A partir do DSM-III, as patologias psíquicas passam a ser definidas quase que somente em termos descritivos, de acordo com convenções que garantiriam confiabilidade nas informações. Isto é, em linhas gerais, as categorias clínicas ganham definições sintéticas e há listas de critérios diagnósticos que permitem ao médico inferir objetivamente sobre a manifestação das patologias. Ao que parece, haveria um esforço louvável nessa mudança. Contudo, a definição dos transtornos a partir da descrição das regularidades de sintomas numa dada população é insuficiente para explicá-los. Os manuais respondem, de maneira abreviada, à pergunta “o quê?” sem praticamente tocar no fundamental e necessário “por quê?”. E ainda que pareçam questões isoladas, elas não o são - ao refletir sobre a natureza e as causas subjacentes aos ditos transtornos, até mesmo as descrições destes podem ser reelaboradas. Isso, no entanto, nem de perto encerra a problemática contida nas mudanças inseridas pela psiquiatria após o DSM-III. No caso dessa simplificação da linguagem para falar da ansiedade, o cotidiano parece apenas acompanhar os manuais psiquiátricos, de forma que os autodiagnósticos baseados em listas de sintomas - encontradas com poucos cliques - são frequentes. Além disso, nesse mesmo movimento a psiquiatria solapou a relação entre a história de cada sujeito, sua personalidade e a constituição das formas de sofrimento.
Em certa medida, essa supressão da investigação científica entre a história das pessoas e o sofrimento é o que parece estar na base desta controversa ansiedade que explica a si mesma (o quase "estou ansioso, porque sou ansioso"). Nessa supressão do debate sobre as origens e desenvolvimento do sofrimento psíquico, a psiquiatria preencheu a lacuna sobre a natureza do sofrimento com as teses psicofarmacológicas. Ao dissimular a relação entre as vivências e os processos patológicos e organizar o DSM em síndromes, a psiquiatria recolocou em cena as teses de Emil Kraepelin - isto é, pôs no centro do debate psiquiátrico e psicológico a natureza orgânica das doenças, que não sem propósito, relacionavam-se perfeitamente à medicação produzida pela indústria farmacêutica em ascensão.

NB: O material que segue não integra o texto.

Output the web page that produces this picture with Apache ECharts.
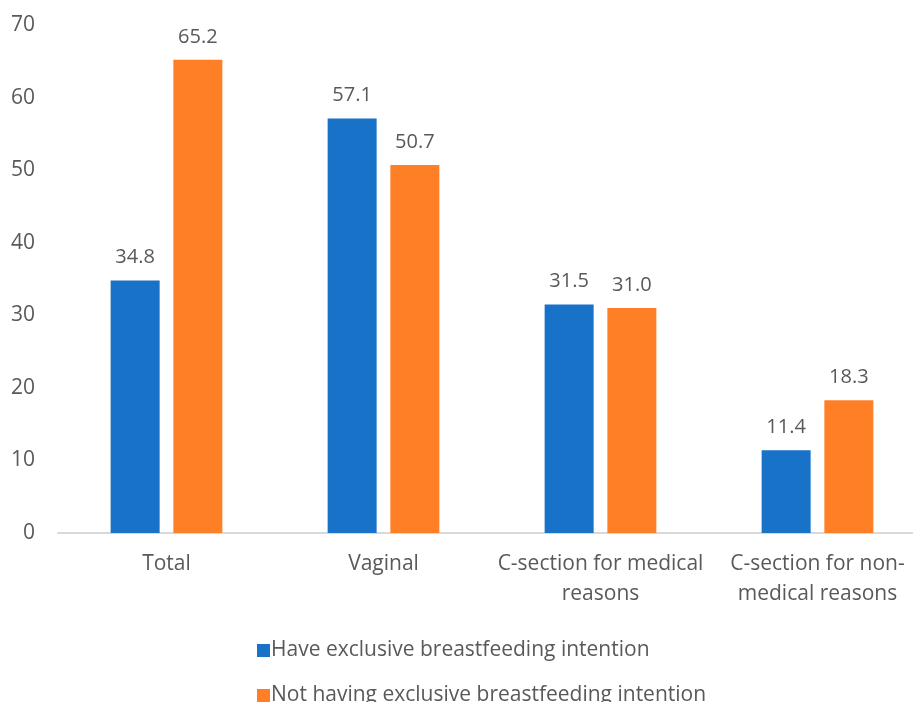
<!DOCTYPE html>
<html><head><meta charset="utf-8">
<script src="https://cdn.jsdelivr.net/npm/echarts@6/dist/echarts.min.js"></script>
<style>html,body{margin:0;padding:0;background:#fff}#c{width:913px;height:702px}</style>
</head><body><div id="c"></div>
<script>
const categories = ['Total', 'Vaginal', 'C-section for medical\nreasons', 'C-section for non-\nmedical reasons'];
const seriesNames = ['Have exclusive breastfeeding intention', 'Not having exclusive breastfeeding intention'];
const haveValues = [34.8, 57.1, 31.5, 11.4];
const notHaveValues = [65.2, 50.7, 31.0, 18.3];
const chart = echarts.init(document.getElementById('c'));
const font = '"Open Sans", sans-serif';
const lbl = {show: true, position: 'top', distance: 13, color: '#595959', fontSize: 20, fontFamily: font, formatter: p => p.value.toFixed(1)};
const legendBase = {left: 252, itemWidth: 13, itemHeight: 13, icon: 'rect', itemGap: 6,
  textStyle: {color: '#595959', fontSize: 21, fontFamily: font, padding: [0, 0, 0, -4]}};
chart.setOption({
  animation: false,
  grid: {left: 58, top: 25, right: -13, bottom: 169, outerBoundsMode: 'none', containLabel: false},
  legend: [
    Object.assign({}, legendBase, {top: 635, data: [seriesNames[0]]}),
    Object.assign({}, legendBase, {top: 680, data: [seriesNames[1]]})
  ],
  xAxis: {type: 'category', data: categories,
    axisLine: {lineStyle: {color: '#d9d9d9', width: 2}}, axisTick: {show: false},
    axisLabel: {color: '#595959', fontSize: 21, fontFamily: font, lineHeight: 30, margin: 16, interval: 0}},
  yAxis: {type: 'value', min: 0, max: 70, interval: 10,
    splitLine: {show: false}, axisLine: {show: false}, axisTick: {show: false},
    axisLabel: {color: '#595959', fontSize: 21, fontFamily: font, margin: 23}},
  series: [
    {name: seriesNames[0], type: 'bar', data: haveValues, barWidth: 49, barGap: '28%', itemStyle: {color: '#1872c8'}, label: lbl},
    {name: seriesNames[1], type: 'bar', data: notHaveValues, barWidth: 49, barGap: '28%', itemStyle: {color: '#ff7f27'}, label: lbl}
  ]
});
</script></body></html>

E o que isso tem a ver com a ansiedade?
Uma vez ocultadas as apreciações entre personalidade, as vivências e o sofrimento, as explicações para este não escaparam das definições de manuais ou das obsoletas teses sobre o desequilíbrio químico do cérebro. No entanto, reconheço que temos aqui apenas primeiras impressões e uma versão bastante resumida dessa problemática - há ainda muito o que ser debatido, por isso este compõe apenas o primeiro dentre uma série de textos em que pretendo dialogar sobre esses temas. Afinal, será que alguém se preocupa demais porque é ansioso? Ao que indica, não. Mas digamos que sim, por ora, apenas como ponto de partida.